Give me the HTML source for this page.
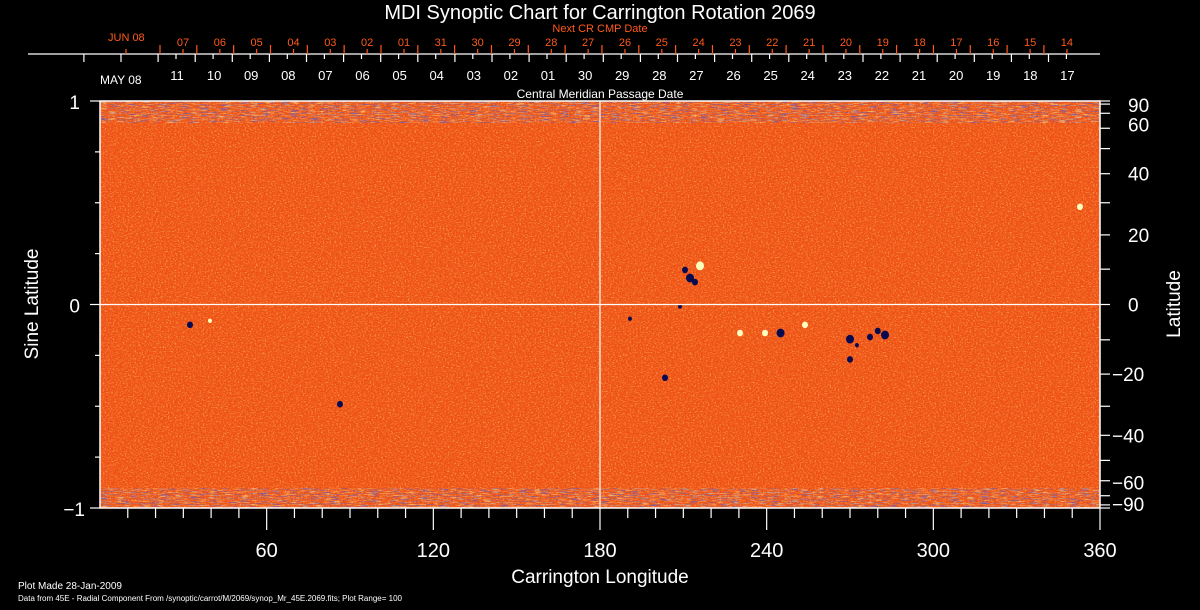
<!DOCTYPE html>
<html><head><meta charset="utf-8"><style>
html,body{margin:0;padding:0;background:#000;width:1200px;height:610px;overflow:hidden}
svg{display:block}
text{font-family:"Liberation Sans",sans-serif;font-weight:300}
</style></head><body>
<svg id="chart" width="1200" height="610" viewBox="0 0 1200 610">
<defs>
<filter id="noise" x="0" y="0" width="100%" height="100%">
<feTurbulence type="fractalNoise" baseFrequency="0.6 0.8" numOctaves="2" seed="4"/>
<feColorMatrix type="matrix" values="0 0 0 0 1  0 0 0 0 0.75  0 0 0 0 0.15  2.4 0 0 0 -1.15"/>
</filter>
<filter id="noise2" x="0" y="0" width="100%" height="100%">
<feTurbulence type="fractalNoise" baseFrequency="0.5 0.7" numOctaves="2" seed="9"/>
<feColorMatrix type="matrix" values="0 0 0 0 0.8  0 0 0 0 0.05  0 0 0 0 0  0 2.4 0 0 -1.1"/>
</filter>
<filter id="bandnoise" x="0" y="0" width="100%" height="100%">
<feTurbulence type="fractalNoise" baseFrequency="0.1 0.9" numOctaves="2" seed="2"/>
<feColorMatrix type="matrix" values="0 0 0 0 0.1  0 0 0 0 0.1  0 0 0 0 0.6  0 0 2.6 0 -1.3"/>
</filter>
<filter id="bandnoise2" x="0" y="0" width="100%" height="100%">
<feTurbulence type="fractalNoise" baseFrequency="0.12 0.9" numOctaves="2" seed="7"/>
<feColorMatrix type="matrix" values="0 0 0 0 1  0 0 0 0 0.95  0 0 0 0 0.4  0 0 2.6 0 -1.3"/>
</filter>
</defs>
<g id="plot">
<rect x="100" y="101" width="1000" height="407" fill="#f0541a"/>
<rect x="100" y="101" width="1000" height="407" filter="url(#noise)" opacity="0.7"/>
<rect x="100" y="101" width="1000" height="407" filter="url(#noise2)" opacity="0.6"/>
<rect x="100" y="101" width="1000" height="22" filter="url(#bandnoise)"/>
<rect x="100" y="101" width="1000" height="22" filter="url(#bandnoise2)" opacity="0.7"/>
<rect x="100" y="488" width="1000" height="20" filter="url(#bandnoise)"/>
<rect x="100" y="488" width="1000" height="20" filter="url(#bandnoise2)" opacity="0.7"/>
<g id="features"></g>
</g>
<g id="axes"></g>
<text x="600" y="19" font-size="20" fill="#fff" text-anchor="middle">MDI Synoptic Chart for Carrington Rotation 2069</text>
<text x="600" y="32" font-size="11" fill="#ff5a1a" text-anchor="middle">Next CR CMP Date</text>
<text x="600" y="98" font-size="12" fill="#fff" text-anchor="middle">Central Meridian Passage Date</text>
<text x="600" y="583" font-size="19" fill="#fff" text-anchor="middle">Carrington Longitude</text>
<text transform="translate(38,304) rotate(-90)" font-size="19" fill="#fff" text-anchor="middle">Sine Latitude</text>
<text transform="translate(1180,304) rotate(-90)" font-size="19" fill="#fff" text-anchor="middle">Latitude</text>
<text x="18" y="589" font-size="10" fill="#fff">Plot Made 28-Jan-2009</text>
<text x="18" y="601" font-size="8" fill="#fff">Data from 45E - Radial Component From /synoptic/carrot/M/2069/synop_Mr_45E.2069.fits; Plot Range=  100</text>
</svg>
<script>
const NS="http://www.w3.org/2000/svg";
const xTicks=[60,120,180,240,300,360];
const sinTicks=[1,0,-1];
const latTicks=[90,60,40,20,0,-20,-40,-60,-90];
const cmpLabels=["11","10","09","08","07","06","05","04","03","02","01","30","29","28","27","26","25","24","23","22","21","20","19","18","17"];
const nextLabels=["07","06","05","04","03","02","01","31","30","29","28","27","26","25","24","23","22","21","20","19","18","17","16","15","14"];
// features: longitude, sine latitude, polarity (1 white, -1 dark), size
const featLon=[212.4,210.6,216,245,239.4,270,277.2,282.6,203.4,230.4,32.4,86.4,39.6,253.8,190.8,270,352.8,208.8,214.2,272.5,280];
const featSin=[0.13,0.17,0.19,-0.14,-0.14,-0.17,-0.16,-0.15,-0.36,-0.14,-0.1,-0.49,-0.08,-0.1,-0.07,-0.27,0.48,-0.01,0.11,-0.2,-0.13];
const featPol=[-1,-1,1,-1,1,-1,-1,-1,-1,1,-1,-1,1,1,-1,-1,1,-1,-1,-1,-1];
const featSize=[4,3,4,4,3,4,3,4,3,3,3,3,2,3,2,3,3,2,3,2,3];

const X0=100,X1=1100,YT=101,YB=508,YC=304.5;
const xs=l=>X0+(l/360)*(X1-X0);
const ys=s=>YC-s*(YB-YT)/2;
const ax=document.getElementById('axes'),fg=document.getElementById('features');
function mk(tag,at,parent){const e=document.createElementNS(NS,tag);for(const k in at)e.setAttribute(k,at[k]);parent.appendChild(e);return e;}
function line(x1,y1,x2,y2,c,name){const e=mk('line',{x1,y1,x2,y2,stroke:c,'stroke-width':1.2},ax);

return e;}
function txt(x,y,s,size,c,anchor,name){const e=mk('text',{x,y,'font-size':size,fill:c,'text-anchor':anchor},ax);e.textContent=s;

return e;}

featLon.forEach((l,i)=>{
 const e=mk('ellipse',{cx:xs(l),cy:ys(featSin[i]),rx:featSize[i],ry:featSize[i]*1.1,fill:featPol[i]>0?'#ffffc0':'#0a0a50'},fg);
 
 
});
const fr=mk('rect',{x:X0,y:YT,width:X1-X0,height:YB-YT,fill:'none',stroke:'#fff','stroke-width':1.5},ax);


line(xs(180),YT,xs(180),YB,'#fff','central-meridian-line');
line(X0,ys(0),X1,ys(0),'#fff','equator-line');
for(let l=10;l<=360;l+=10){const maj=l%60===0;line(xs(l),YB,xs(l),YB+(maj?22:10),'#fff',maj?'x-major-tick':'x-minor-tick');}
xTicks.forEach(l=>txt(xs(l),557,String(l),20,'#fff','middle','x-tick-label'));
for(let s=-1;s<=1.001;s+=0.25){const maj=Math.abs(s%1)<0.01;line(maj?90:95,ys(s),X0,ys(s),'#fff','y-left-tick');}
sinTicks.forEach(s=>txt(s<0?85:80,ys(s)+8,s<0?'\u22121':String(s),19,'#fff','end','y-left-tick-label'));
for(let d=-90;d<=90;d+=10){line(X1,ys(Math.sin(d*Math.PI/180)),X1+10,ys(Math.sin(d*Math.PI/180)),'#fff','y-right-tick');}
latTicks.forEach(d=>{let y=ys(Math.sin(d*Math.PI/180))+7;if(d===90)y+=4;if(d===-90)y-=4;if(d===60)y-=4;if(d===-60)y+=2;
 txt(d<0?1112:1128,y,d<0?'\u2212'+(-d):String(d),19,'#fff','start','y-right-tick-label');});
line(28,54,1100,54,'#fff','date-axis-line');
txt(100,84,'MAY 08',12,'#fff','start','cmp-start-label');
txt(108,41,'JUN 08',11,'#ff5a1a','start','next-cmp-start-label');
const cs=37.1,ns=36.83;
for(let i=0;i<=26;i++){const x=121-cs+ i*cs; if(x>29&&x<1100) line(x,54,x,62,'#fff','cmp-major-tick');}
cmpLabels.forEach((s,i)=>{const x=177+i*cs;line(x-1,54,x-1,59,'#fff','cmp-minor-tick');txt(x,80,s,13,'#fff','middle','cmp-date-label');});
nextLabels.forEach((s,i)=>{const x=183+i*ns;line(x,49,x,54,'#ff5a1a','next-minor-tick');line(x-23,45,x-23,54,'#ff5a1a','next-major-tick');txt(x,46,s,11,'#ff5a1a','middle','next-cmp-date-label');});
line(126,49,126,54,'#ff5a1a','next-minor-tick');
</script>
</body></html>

...

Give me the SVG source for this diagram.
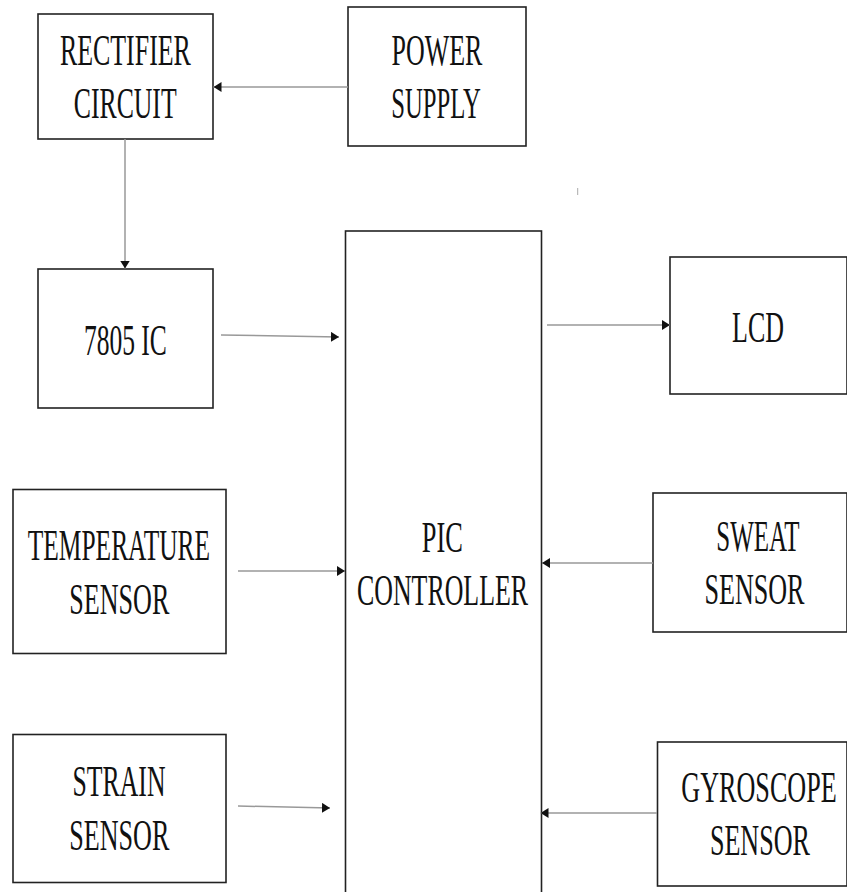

--

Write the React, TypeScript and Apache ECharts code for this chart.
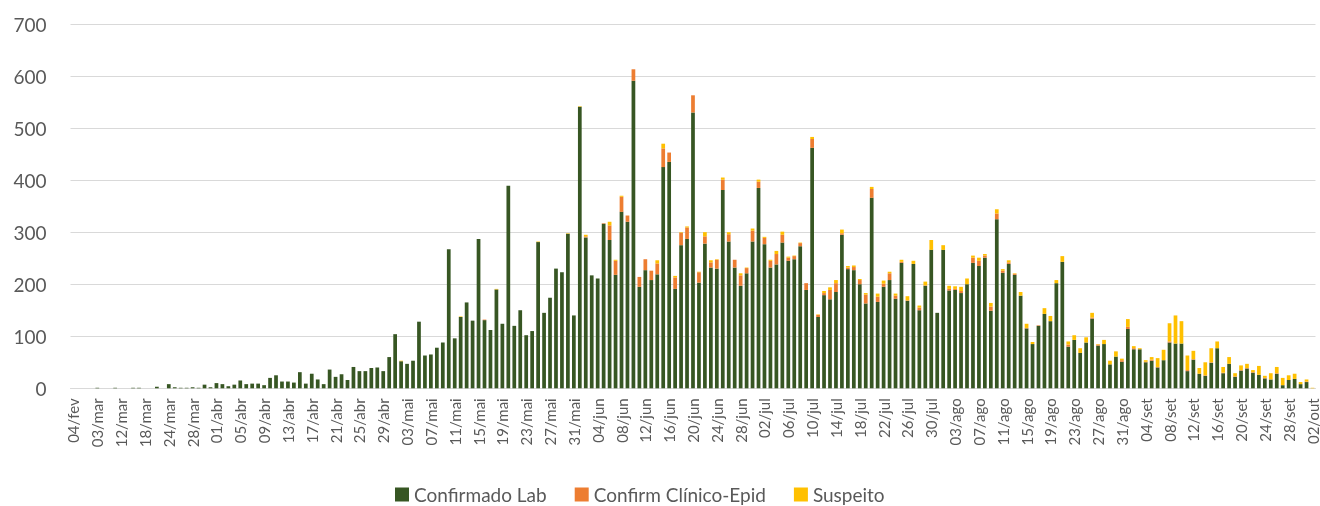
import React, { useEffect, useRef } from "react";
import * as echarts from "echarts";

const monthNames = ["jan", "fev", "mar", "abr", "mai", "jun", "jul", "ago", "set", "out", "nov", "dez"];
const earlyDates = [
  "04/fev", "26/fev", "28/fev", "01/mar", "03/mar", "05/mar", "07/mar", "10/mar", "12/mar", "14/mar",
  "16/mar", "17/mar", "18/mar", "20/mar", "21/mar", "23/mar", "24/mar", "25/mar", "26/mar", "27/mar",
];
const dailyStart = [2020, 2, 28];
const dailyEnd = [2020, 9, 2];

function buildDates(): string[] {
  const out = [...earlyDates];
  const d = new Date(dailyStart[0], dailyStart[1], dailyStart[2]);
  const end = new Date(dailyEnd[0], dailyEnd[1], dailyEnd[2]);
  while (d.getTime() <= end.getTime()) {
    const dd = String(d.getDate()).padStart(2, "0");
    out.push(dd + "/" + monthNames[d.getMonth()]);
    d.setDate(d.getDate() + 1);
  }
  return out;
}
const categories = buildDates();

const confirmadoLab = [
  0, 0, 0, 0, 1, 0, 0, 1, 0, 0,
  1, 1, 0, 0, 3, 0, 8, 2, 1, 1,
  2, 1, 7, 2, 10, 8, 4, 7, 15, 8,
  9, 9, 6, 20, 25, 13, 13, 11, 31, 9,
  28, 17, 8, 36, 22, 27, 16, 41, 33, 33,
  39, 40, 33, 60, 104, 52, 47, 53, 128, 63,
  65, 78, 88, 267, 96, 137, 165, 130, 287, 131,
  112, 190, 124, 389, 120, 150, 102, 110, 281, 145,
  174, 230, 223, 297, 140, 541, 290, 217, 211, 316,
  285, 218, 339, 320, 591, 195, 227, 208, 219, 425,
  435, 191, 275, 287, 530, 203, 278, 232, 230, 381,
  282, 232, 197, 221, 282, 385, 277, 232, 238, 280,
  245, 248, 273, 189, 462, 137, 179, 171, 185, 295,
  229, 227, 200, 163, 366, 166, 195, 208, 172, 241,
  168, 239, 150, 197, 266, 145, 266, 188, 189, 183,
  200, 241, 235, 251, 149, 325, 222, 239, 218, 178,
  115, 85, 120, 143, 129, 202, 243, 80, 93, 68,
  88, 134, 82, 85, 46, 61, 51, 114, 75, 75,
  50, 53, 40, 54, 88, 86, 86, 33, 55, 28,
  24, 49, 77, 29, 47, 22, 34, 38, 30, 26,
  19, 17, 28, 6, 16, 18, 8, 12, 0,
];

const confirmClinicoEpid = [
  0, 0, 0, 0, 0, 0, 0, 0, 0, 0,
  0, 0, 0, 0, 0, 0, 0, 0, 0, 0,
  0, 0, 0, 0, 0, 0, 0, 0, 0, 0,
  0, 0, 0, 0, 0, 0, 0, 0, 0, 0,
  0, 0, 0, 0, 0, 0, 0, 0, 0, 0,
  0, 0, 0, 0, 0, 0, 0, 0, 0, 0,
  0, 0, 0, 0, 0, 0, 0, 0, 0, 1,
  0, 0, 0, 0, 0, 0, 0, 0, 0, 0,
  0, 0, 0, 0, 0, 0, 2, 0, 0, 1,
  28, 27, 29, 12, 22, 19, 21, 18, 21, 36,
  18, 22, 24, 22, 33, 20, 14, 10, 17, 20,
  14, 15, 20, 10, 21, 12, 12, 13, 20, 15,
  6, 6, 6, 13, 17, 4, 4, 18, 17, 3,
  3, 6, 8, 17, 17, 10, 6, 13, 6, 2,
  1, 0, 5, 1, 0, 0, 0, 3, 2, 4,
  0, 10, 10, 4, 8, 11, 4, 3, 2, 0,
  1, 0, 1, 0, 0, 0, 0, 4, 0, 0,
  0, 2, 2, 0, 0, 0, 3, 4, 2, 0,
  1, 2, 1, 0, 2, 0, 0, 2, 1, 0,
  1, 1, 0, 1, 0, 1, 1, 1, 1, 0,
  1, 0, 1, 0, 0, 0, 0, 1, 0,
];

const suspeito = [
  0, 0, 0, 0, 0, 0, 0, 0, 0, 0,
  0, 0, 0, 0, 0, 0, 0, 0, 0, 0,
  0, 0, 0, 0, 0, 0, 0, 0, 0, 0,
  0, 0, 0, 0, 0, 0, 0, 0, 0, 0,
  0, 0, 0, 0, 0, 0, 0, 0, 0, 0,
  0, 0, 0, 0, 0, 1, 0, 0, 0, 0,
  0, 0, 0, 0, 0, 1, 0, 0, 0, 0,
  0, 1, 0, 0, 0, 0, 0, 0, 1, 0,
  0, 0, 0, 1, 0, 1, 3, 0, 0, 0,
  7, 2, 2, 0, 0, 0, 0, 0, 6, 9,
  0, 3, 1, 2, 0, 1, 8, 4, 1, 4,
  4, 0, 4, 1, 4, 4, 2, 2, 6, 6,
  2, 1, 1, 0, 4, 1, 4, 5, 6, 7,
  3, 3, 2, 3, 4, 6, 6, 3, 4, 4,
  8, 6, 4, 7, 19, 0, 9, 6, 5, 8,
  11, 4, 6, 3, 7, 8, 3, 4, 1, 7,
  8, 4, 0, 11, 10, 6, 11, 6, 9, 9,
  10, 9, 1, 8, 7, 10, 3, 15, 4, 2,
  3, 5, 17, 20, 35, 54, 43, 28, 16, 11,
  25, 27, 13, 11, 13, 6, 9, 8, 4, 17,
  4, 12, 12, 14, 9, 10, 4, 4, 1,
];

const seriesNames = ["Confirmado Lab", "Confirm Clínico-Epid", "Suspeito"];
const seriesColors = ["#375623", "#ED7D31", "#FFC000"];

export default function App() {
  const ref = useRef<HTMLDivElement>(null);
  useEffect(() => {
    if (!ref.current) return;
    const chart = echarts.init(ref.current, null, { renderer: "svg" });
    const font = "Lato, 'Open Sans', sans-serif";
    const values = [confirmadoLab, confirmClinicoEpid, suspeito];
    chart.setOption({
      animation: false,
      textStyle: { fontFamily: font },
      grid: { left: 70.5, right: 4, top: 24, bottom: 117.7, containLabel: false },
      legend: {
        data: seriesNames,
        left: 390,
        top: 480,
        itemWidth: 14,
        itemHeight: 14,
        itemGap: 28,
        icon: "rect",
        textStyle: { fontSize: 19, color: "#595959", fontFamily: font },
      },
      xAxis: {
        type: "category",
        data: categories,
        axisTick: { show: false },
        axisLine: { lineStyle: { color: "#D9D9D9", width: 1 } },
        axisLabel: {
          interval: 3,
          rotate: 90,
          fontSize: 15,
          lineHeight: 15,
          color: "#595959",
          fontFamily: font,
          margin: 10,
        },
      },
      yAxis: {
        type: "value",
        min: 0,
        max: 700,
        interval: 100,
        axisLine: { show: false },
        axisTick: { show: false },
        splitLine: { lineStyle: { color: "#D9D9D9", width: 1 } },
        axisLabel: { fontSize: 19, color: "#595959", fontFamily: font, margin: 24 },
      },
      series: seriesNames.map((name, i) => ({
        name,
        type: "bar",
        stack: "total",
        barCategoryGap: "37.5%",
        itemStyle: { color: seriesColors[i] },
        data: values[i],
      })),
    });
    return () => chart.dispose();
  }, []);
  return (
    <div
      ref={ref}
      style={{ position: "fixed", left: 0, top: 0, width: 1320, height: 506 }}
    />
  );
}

▶ [REQUIREMENTS] Omit the pictures. Extract exactly the lines that begin with the one holding "Write the React, TypeScript" and end with the one holding "const dailyEnd = [2020, 9, 2];", inclusive.

▶ [THE RESPONSE]
Write the React, TypeScript and Apache ECharts code for this chart.
import React, { useEffect, useRef } from "react";
import * as echarts from "echarts";

const monthNames = ["jan", "fev", "mar", "abr", "mai", "jun", "jul", "ago", "set", "out", "nov", "dez"];
const earlyDates = [
  "04/fev", "26/fev", "28/fev", "01/mar", "03/mar", "05/mar", "07/mar", "10/mar", "12/mar", "14/mar",
  "16/mar", "17/mar", "18/mar", "20/mar", "21/mar", "23/mar", "24/mar", "25/mar", "26/mar", "27/mar",
];
const dailyStart = [2020, 2, 28];
const dailyEnd = [2020, 9, 2];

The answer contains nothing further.